Saturday, 21 March 2015

Cynics

This satirical novella, published in 1928, chronicles life in the early years of the Soviet Union. Set in Moscow, it focuses on the relationship between the two central characters, Vladimir and Olga. It is divided into four sections, covering the years 1918, 1919, 1922 and 1924, and within each section by short numbered factual paragraphs and longer narrative passages. The factual paragraphs document the civil war, famine and developments in Soviet policy. It was first published in Berlin and was not available in Russia. This, however, did not prevent it from being severely opposed by the Soviet authorities and media.



The author, Anatoli Marienhof (born 6 July 1897), left school in 1914 and was later conscripted into the army, serving on the Eastern Front. In 1918 he co-founded a Moscow-based literary movement called Imaginism. His early publications were books of poetry. He progressed to novels and screenplays. As Michael Stein outlines in his 2012 article about Cynics, Marienhof wrote the novel with many of the devices of a screenplay.

Early in the novella, Olga sees her brother, Goga, leave home to join General Alexiev's anti-Bolshevik volunteer army in the Don region. She view him as “a charming, handsome lad of 19. His lips were always petulant and pink. His hair was golden, like melted butter from the cows of the steppes. His eyes were large, green, tragic.” The expectation is that this gentle young man will not return alive: “Poor angel! He will be shot like a partridge.”

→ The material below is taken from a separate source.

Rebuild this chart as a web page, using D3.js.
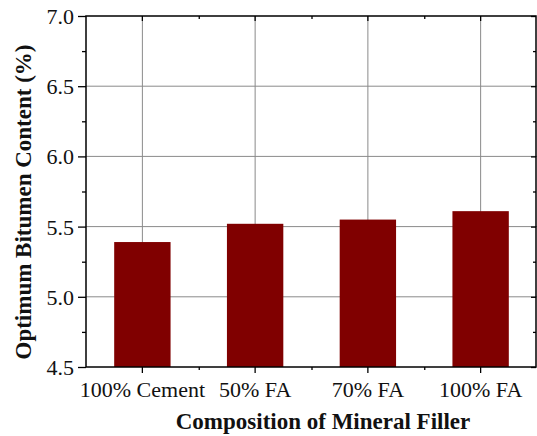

One of the characters is sarcastically said to be suffering from shell-shock that, “according to precise information from the Soviet Revolutionary Army” is “not very severe”:
“Perhaps in three years... he will be able to hear with his left ear, and his head may stop shaking even sooner.”
Later there is a further reflection on this war-related debility:
“I was shell-shocked at the front, my ear drums burst, my noodle jerks and twists — what luck! Just think, that same nice little shell might have blown me into a 124 pieces!”

Another character, Ilia Dokoutchaev, in 1914 went from being an errand boy in a wholesalers to wartime service emptying bedpans in a hospital in Pskov near the Eastern Front:
“From boredom, [he] began to tabulate curious statistics of the relation between deaths and bed-pans. From these it appeared that for every ten pans, one dead body was carried out. In three years of war, Dokoutchaev emptied 26,000 urinal bottles.”